Ultimately, it all comes down to experimenting with what works best on your data – and Prodigy can hopefully help with that 
Btw, a quick note on the annotation strategy: To make the most of the binary annotation UI, we generally recommend not annotating too many classes at once, especially if they’re very different content-wise. Moving through the examples quickly works best if you (or the annotator) can focus on one objective at a time and doesn’t have to spend much time reading and analysing the annotation task. For example, if you’re annotating whether a text is about food or about cars, switching between those objectives on each decision can make annotation less effective, so it might be better to annotate both classes separately. (This is mostly a UX psychology consideration, though.)
Oh ok. Say when I give 3 classes and reject the annotation, what does it do? Is the underlying model forced to be a one-vs-rest configuration so that it can use that as training data or is that data just ignored?
On the annotation strategy I get the idea, but are there any studies backing it up? Is it faster to do 1000 30-way annotations vs 30 * 1000 binary annotations? And how do you manage the active learning part if you decompose it as one-vs-rest? One class may need only 100 examples to plateau but another may need 5000.
Partly I ask because I tried doing one of my classes as binary but the true vs false case was very skewed and the classifier just always predicted no so it defeated the active learning.
Hi Keith,
Thanks for the questions. In order:
1. How the multi-class classification works
The model supports potential “multi-tag” classification — so each class is a neuron in the final layer, with the output scores compressed using a logistic transform. You can see the network definition here:
Note that there are really two models defined here: a small model for learning quickly, and then a larger model for when you have more examples. In each model, the last weight layer is an Affine layer initialized to zero, with no dropout. The number of output neurons here matches the number of classes being predicted. Normally a softmax transform would apply across all of the classes, so that the scores sum to 1. We instead perform an elementwise logistic transform, and interpret each score >= t as a prediction of True.

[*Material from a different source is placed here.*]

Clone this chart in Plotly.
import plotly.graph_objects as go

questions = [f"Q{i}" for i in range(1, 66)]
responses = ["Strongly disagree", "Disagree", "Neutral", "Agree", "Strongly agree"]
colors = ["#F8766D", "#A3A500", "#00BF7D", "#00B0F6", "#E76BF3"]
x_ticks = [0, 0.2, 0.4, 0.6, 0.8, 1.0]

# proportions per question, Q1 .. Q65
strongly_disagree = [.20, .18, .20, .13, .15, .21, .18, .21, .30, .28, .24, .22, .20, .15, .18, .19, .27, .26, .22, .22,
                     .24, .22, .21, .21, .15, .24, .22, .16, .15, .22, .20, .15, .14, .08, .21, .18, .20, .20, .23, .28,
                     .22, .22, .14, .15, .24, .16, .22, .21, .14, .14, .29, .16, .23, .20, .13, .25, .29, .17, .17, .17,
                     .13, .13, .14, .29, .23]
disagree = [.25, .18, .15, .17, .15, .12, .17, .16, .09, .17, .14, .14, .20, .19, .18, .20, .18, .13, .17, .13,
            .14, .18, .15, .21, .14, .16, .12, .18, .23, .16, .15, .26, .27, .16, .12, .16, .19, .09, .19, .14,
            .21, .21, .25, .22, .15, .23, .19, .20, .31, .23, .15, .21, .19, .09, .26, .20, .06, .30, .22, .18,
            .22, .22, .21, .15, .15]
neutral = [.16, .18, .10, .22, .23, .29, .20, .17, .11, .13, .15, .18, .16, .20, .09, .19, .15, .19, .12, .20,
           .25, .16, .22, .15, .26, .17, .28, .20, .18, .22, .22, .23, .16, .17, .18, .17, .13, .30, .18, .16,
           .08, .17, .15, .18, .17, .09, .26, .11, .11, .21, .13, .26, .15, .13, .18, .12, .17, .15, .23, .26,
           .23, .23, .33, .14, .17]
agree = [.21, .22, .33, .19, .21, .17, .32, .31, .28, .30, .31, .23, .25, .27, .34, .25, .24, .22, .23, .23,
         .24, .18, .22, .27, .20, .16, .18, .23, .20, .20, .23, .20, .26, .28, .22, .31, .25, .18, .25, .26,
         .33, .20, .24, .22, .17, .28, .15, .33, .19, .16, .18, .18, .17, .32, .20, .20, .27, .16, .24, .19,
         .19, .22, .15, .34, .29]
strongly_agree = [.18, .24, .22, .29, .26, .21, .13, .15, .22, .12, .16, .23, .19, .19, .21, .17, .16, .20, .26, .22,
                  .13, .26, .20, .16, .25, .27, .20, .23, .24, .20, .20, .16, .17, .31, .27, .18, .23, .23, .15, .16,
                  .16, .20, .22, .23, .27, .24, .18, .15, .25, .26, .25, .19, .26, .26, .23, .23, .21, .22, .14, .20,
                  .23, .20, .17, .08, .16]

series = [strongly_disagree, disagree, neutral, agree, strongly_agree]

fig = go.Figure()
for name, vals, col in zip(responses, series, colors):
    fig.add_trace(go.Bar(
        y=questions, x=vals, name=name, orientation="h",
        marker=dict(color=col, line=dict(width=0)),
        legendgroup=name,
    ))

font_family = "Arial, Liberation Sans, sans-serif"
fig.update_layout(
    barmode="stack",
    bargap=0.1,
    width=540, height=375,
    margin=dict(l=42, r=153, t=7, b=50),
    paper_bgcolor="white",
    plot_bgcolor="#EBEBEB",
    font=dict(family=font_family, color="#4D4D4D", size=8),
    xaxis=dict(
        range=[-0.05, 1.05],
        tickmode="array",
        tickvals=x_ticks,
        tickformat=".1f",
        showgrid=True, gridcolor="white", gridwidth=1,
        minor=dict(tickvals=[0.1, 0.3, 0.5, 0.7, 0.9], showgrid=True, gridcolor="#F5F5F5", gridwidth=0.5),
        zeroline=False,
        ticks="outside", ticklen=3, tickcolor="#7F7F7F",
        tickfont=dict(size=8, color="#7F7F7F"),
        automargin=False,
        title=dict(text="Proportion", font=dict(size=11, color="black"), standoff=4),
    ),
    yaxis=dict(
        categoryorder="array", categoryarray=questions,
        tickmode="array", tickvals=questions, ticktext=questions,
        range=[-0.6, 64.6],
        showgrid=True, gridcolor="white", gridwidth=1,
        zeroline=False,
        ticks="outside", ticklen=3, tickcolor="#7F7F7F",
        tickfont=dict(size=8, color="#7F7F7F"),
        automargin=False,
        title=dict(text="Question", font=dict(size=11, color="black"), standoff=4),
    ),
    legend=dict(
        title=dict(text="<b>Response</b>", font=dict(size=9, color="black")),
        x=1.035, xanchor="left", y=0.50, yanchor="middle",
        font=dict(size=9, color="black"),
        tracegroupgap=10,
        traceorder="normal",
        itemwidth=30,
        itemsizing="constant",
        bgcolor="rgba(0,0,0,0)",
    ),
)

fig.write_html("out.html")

I suggest t=0.5 is usually sensible.
2. Experimental evaluations
We plan to organise some experiments once the system is more stable — we don’t want to run the evaluation now and then have it invalidated by the next round of changes.

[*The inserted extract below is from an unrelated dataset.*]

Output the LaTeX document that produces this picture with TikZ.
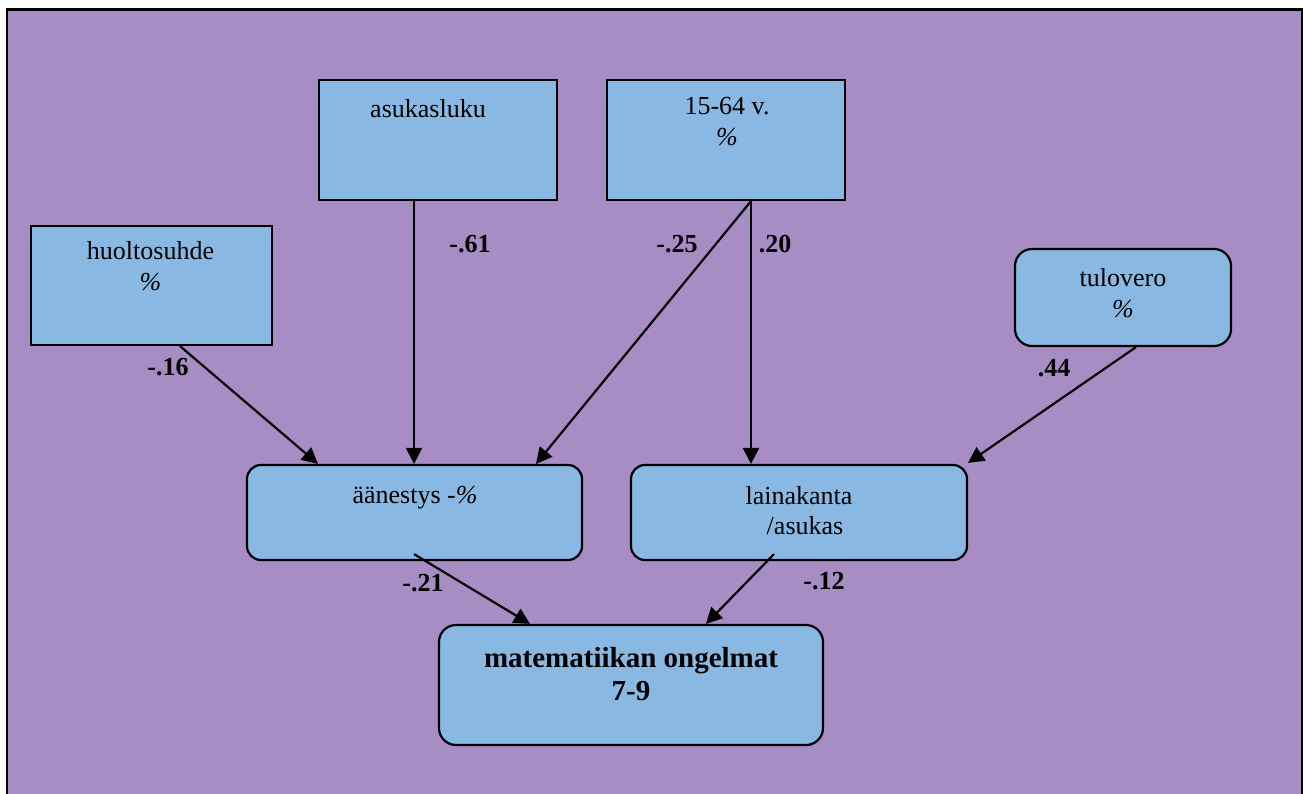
\documentclass[tikz,border=0pt]{standalone}
\usepackage{fontspec}
\setmainfont{Liberation Serif}
\usetikzlibrary{arrows.meta,calc}
\definecolor{bgpurple}{RGB}{168,140,196}
\definecolor{boxblue}{RGB}{137,185,227}
\newcommand{\twolines}[2]{\begin{tabular}[t]{@{}c@{}}#1\\#2\end{tabular}}
\begin{document}
\begin{tikzpicture}[x=1pt,y=-1pt,
  box/.style={draw=black, line width=2.2pt, fill=boxblue, inner sep=0pt},
  rbox/.style={box, rounded corners=14pt},
  rboxbig/.style={box, rounded corners=17pt},
  txt/.style={anchor=base, inner sep=0pt, font=\fontsize{26}{31}\selectfont},
  bigtxt/.style={anchor=base, inner sep=0pt, font=\fontsize{29}{33}\selectfont\bfseries},
  coef/.style={anchor=base, inner sep=0pt, font=\fontsize{26}{31}\selectfont\bfseries},
  link/.style={line width=2.2pt, -{Triangle[length=16pt,width=16pt]}}]

% canvas and framed background
\useasboundingbox (0,0) rectangle (1303,794);
\clip (0,0) rectangle (1303,794);
\fill[white] (0,0) rectangle (1303,794);
\draw[fill=bgpurple, line width=2.2pt] (7,9.5) rectangle (1302.5,810);

% boxes
\node[box, minimum width=241pt, minimum height=119pt] (hs) at (151.5,285.5) {};
\node[box, minimum width=238pt, minimum height=120pt] (as) at (438,140) {};
\node[box, minimum width=238pt, minimum height=120pt] (ag) at (726,140) {};
\node[rboxbig, minimum width=216pt, minimum height=97pt] (tv) at (1123,297.5) {};
\node[rbox, minimum width=335pt, minimum height=95pt] (aa) at (414.5,512.5) {};
\node[rbox, minimum width=336pt, minimum height=95pt] (lk) at (799,512.5) {};
\node[rboxbig, minimum width=384pt, minimum height=120pt] (mo) at (631,685) {};

% box texts
\node[txt] (hs-t) at (150.5,260) {\twolines{huoltosuhde}{\textit{\%}}};
\node[txt] (as-t) at (428,118) {asukasluku};
\node[txt] (ag-t) at (727,115) {\twolines{15-64 v.}{\textit{\%}}};
\node[txt] (tv-t) at (1123,287) {\twolines{tulovero}{\textit{\%}}};
\node[txt] (aa-t) at (415,503) {äänestys -\textit{\%}};
\node[txt] (lk-t) at (799,504) {lainakanta};
\node[txt] (lk-t2) at (805,534) {/asukas};
\node[bigtxt] (mo-t) at (631,667) {\twolines{matematiikan ongelmat}{7-9}};

% connectors
\draw[link] ([xshift=28.5pt]hs.south) -- ([xshift=-96.5pt]aa.north);
\draw[link] ([xshift=-24pt]as.south) -- ([xshift=-0.5pt]aa.north);
\draw[link] ([xshift=25pt]ag.south) -- ([xshift=121.5pt]aa.north);
\draw[link] ([xshift=25pt]ag.south) -- ([xshift=-48pt]lk.north);
\draw[link] ([xshift=13pt]tv.south) -- ([xshift=169pt,yshift=1pt]lk.north);
\draw[link] ([xshift=-0.5pt,yshift=7pt]aa.south) -- ([xshift=-101pt]mo.north);
\draw[link] ([xshift=-25pt,yshift=7pt]lk.south) -- ([xshift=75pt]mo.north);

% path coefficients
\node[coef] (c-hs) at (168,375) {-.16};
\node[coef] (c-as) at (470,253) {-.61};
\node[coef] (c-ag1) at (677,253) {-.25};
\node[coef] (c-ag2) at (775,253) {.20};
\node[coef] (c-tv) at (1054,376) {.44};
\node[coef] (c-aa) at (423,591) {-.21};
\node[coef] (c-lk) at (824,589) {-.12};
\end{tikzpicture}
\end{document}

I think it’s important to make the experiment very directly evaluate the system being discussed. I’m always frustrated when tools or products claim “scientific” support from studies that address very different experimental setups from the tool itself. If we’re discussing usability, I don’t expect to see many linear relationships, which really limits the generality of any finding.
3. Imbalanced classes
The active learning should work really well for imbalanced classes. However it’s important that it sees some positive examples at the start. If you have a look at Ines’s tutorial, you’ll see how to encourage that by first building a terminology list, and using that to help bootstrap the initial classifier.
So there’s a single model with logistic output? When only one class is annotated, do you only backprop the error from that one unit?

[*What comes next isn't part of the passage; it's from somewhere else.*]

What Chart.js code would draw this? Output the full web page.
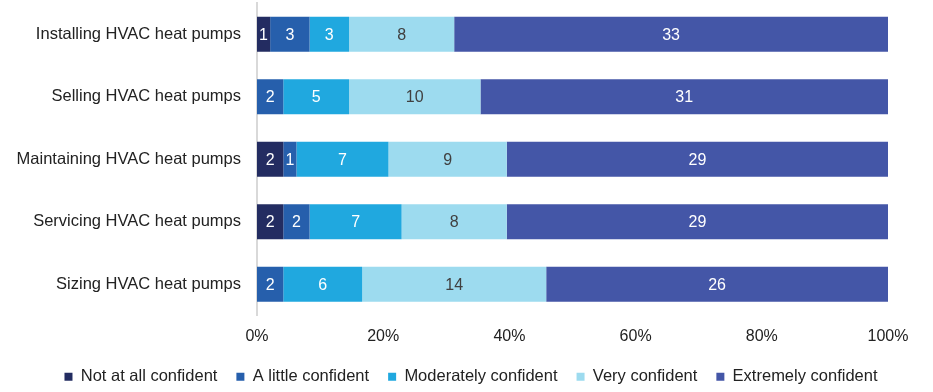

So say you annotate car=no but truck=? and bike=? would the target be like
[0, NaN, NaN]
or
[0, 0.5, 0.5]
or
[0, 0, 0]
Now that I’m looking at it, the model might benefit from using the range [-1., 1.] instead of [0., 1.]. Not sure whether I’ve tried that.
Let’s say there’s only one class, is_vehicle. If you have:
{'text': 'car', 'label': 'is_vehicle', 'answer': 'reject'},
{'text': 'truck', 'label': 'is_vehicle', 'answer': 'ignore'},
{'text': 'bike', 'label': 'is_vehicle', 'answer': 'ignore'}
The target will be [0.0], because the ignores are filtered out before the update is performed on the batch. If you have multiple classes:
{'text': 'car', 'label': 'is_vehicle', 'answer': 'reject'},
{'text': 'truck', 'label': 'is_vehicle', 'answer': 'ignore'},
{'text': 'bike', 'label': 'uses_road', 'answer': 'accept'}
The gradients will be zeroed for classes for which no feedback is provided. So you’ll get:
# Output scores:
'car': {'is_vehicle': 0.7, 'uses_road': 0.9},
'truck': {'is_vehicle': 0.6, 'uses_road': 0.87},
'bike': {'is_vehicle': 0.93, 'uses_road': 0.2}
# Gradient
# Output scores:
'car': {'is_vehicle': -0.3, 'uses_road': 0.0},
'bike': {'is_vehicle': 0.0, 'uses_road': -0.8}
…But when I went to the implementation to link it:
This doesn’t look correct. The gradient looks wrong for the missing values.
Hi Matthew,
Are the gradient issues sorted out for the missing values? (ner, tagger, and textcat)
If I were to do this in PyTorch, the strategy would be to add a zero mask where the values are missing? (instead of futzing with zero-ing gradients)
I did fix that bug in the textcat, yes: https://github.com/explosion/spaCy/blob/develop/spacy/pipeline.pyx#L936 . It should be working in the tagger too.
I recently made improvements to the way missing values are handled in the parser and NER as well, but I’m not sure they’ll be relevant to Prodigy.  They’re on the develop branch, and will be released into the forth-coming v2.1.0a0, which will be published on spacy-nightly.
With the spaCy update, would it possible to pass in REJECT samples in the nlp.update API for the NER model?